My grandfather, together with his family moved to Australia from India in 1971, and now there are  four generations of my extended family currently living in Australia.

Coming from an Indian cultural background, and being born and raised in Australia creates a sense of dual identity and it’s quite complex.

Looking at this, I wonder if I am able to customise the cultures I identify with, where I can decide what parts to adopt and what parts to abandon.

Like in all cultures, Indian culture has its own unique positive qualities, and it is quite endearing to be affiliated with it. These positive aspects include incredible varieties of food, fashion, the movie industry, family bonds, diverse sub-cultures and faiths, celebrations as well as a rich and fascinating history.

There are many admirable aspects of culture, however there are also negative aspects too. I think it’s important to be aware of what these negative aspects are, and perhaps even pick and choose what parts of the culture to adopt, and which to abandon.

There are many negative aspects or practices of Indian culture: sexism (patriarchy, misogyny), discrimination over skin colour (ie, fair and lovely), social expectations – living your life by what other people will think (judgemental attitudes) and an aversion to change and blindly follow outdated rituals and traditions, no concept of privacy and herd mentality.

These are the main ones, not to mention taboo topics like sex, gender mixing and saying what you actually want.

There are so many problems that arise from the negative parts of culture. Not being raised in solely Indian culture – I am able to be part of it and also look at it from an outside perspective.

I begin to question why is it the way it is, to have an acute awareness of perpetuating issues that come about from following such ridiculous rules. The idea of people living their life in fear of what others will think of them, whilst may seem normal to some people, is baffling to me.

Lately, I’ve been reading up on the concept of ‘acculturation’ which looks at a process of cultural and psychological change that results from having other cultures influence it. Having a dual-identity means you’re not really sure whether one culture dominates the other.

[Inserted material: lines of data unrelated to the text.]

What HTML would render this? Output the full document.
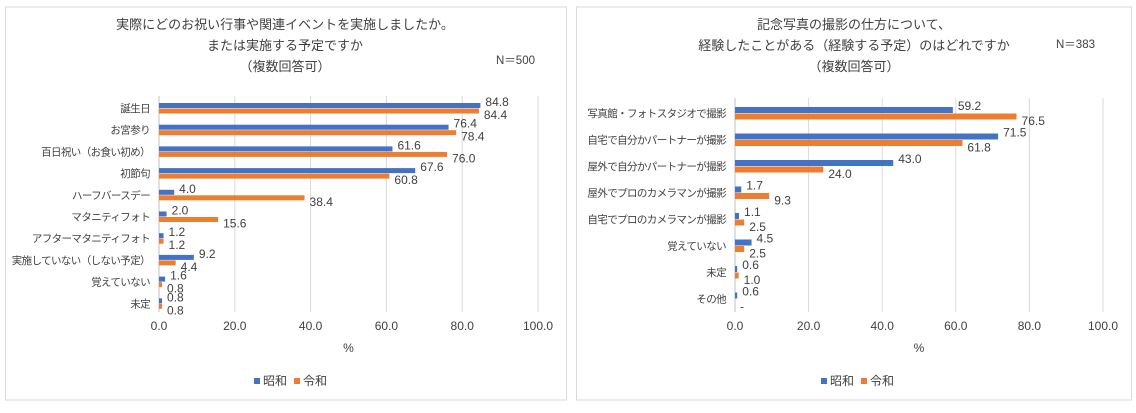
<!DOCTYPE html>
<html><head><meta charset="utf-8">
<style>
html,body{margin:0;padding:0;background:#fff;}
body{width:1136px;height:408px;overflow:hidden;font-family:"Liberation Sans","Noto Sans CJK JP",sans-serif;}
svg text{font-family:"Liberation Sans","Noto Sans CJK JP",sans-serif;fill:#404040;}
</style></head>
<body>
<svg id="chart" width="1136" height="408" xmlns="http://www.w3.org/2000/svg"></svg>
<script>
const leftCategories=["誕生日","お宮参り","百日祝い（お食い初め）","初節句","ハーフバースデー","マタニティフォト","アフターマタニティフォト","実施していない（しない予定）","覚えていない","未定"];
const leftShowa=[84.8,76.4,61.6,67.6,4.0,2.0,1.2,9.2,1.6,0.8];
const leftReiwa=[84.4,78.4,76.0,60.8,38.4,15.6,1.2,4.4,0.8,0.8];
const rightCategories=["写真館・フォトスタジオで撮影","自宅で自分かパートナーが撮影","屋外で自分かパートナーが撮影","屋外でプロのカメラマンが撮影","自宅でプロのカメラマンが撮影","覚えていない","未定","その他"];
const rightShowa=[59.2,71.5,43.0,1.7,1.1,4.5,0.6,0.6];
const rightReiwa=[76.5,61.8,24.0,9.3,2.5,2.5,1.0,0];
const rightReiwaLabels=["76.5","61.8","24.0","9.3","2.5","2.5","1.0","-"];
const tickValues=[0,20,40,60,80,100];
const tickLabels=["0.0","20.0","40.0","60.0","80.0","100.0"];

const svg=document.getElementById('chart');
const NS="http://www.w3.org/2000/svg";
function mk(tag,attrs,parent){const e=document.createElementNS(NS,tag);for(const k in attrs)e.setAttribute(k,attrs[k]);(parent||svg).appendChild(e);return e;}
function txt(s,attrs,parent){const e=mk('text',attrs,parent);e.textContent=s;return e;}

function drawChart(cfg){
  const g=mk('g',{});
  
  
  const fr=mk('rect',{x:cfg.bx,y:7,width:cfg.bw,height:393,fill:'#fff',stroke:'#d9d9d9','stroke-width':1},g);
  
  
  cfg.title.forEach((t,i)=>{
    const e=txt(t,{x:cfg.tx,y:29+i*21,'text-anchor':'middle','font-size':13,fill:'#404040'},g);
    
    
  });
  const n=txt(cfg.n,{x:cfg.nx,y:cfg.ny,'font-size':11.5},g);
  
  
  const xs=v=>cfg.x0+(cfg.x1-cfg.x0)*v/100;
  const yc=i=>cfg.y0+i*cfg.step;
  tickValues.forEach((v,i)=>{
    if(v>0){const l=mk('line',{x1:xs(v),x2:xs(v),y1:cfg.top,y2:cfg.bottom,stroke:'#d9d9d9','stroke-width':1},g);
      
      }
    const t=txt(tickLabels[i],{x:xs(v),y:330,'text-anchor':'middle','font-size':12},g);
    
    
  });
  const ax=mk('line',{x1:cfg.x0,x2:cfg.x0,y1:cfg.top,y2:cfg.bottom,stroke:'#bfbfbf','stroke-width':1},g);
  
  
  const pct=txt('%',{x:(cfg.x0+cfg.x1)/2,y:352,'text-anchor':'middle','font-size':12},g);
  
  
  cfg.cats.forEach((c,i)=>{
    const y=yc(i);
    const cl=txt(c,{x:cfg.x0-9,y:y+4,'text-anchor':'end','font-size':10.5,'letter-spacing':-0.6},g);
    
    
    const b1=mk('rect',{x:cfg.x0,y:y-cfg.bh,width:Math.max(xs(cfg.s1[i])-cfg.x0,0),height:cfg.bh,fill:'#4472c4'},g);
    
    
    const b2=mk('rect',{x:cfg.x0,y:y+0.5,width:Math.max(xs(cfg.s2[i])-cfg.x0,0),height:cfg.bh,fill:'#ed7d31'},g);
    
    
    const l1=txt(cfg.s1[i].toFixed(1),{x:xs(cfg.s1[i])+5,y:y-cfg.bh+3,'font-size':12},g);
    
    
    const lab2=cfg.l2?cfg.l2[i]:cfg.s2[i].toFixed(1);
    const l2=txt(lab2,{x:xs(cfg.s2[i])+5,y:y+cfg.bh+6,'font-size':12},g);
    
    
  });
  const lg=mk('g',{},g);
  
  
  const lx=cfg.lx;
  mk('rect',{x:lx,y:378,width:6,height:6,fill:'#4472c4'},lg);
  const e1=txt('昭和',{x:lx+9,y:385,'font-size':12},lg);
  
  
  mk('rect',{x:lx+40,y:378,width:6,height:6,fill:'#ed7d31'},lg);
  const e2=txt('令和',{x:lx+49,y:385,'font-size':12},lg);
  
  
}

drawChart({name:'left-chart',bx:5.5,bw:561,tx:285,title:['実際にどのお祝い行事や関連イベントを実施しましたか。','または実施する予定ですか','（複数回答可）'],
  n:'N＝500',nx:496,ny:64,x0:159,x1:538,top:96,bottom:312,y0:108,step:21.7,bh:5,
  cats:leftCategories,s1:leftShowa,s2:leftReiwa,lx:254});
drawChart({name:'right-chart',bx:576.5,bw:555,tx:854,title:['記念写真の撮影の仕方について、','経験したことがある（経験する予定）のはどれですか','（複数回答可）'],
  n:'N＝383',nx:1056,ny:48,x0:735,x1:1103,top:98,bottom:312,y0:113,step:26.5,bh:6,
  cats:rightCategories,s1:rightShowa,s2:rightReiwa,l2:rightReiwaLabels,lx:821});
</script>
</body></html>
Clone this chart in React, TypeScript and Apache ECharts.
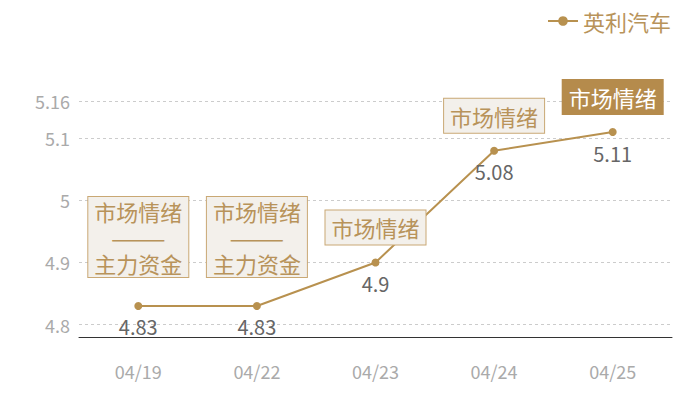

Am I Australian with a little bit of Indian, or, am I Indian with a little bit of Australian influence.

Being raised not to follow Indian tradition so strictly and adopting more of an Australian multicultural identity has made me into the person I am today and I’m really grateful for that.

However balancing my Indian-ness with my Australian-ness is difficult, at the end of the day, one will dominate the other.

I believe culture is not static, but it is in constant flow as it adapts and reforms. It is possible to give up harmful practices, but not the essence of the culture itself. There is no fear of losing your culture by not following the negative parts of it.

My Australian identity absorbs my Indian identity as a very small part of who I am. Therefore I do believe, in order to maintain a connection to my cultural background, I need to make an active and conscious effort to pick and choose which parts I want to adopt and which to abandon.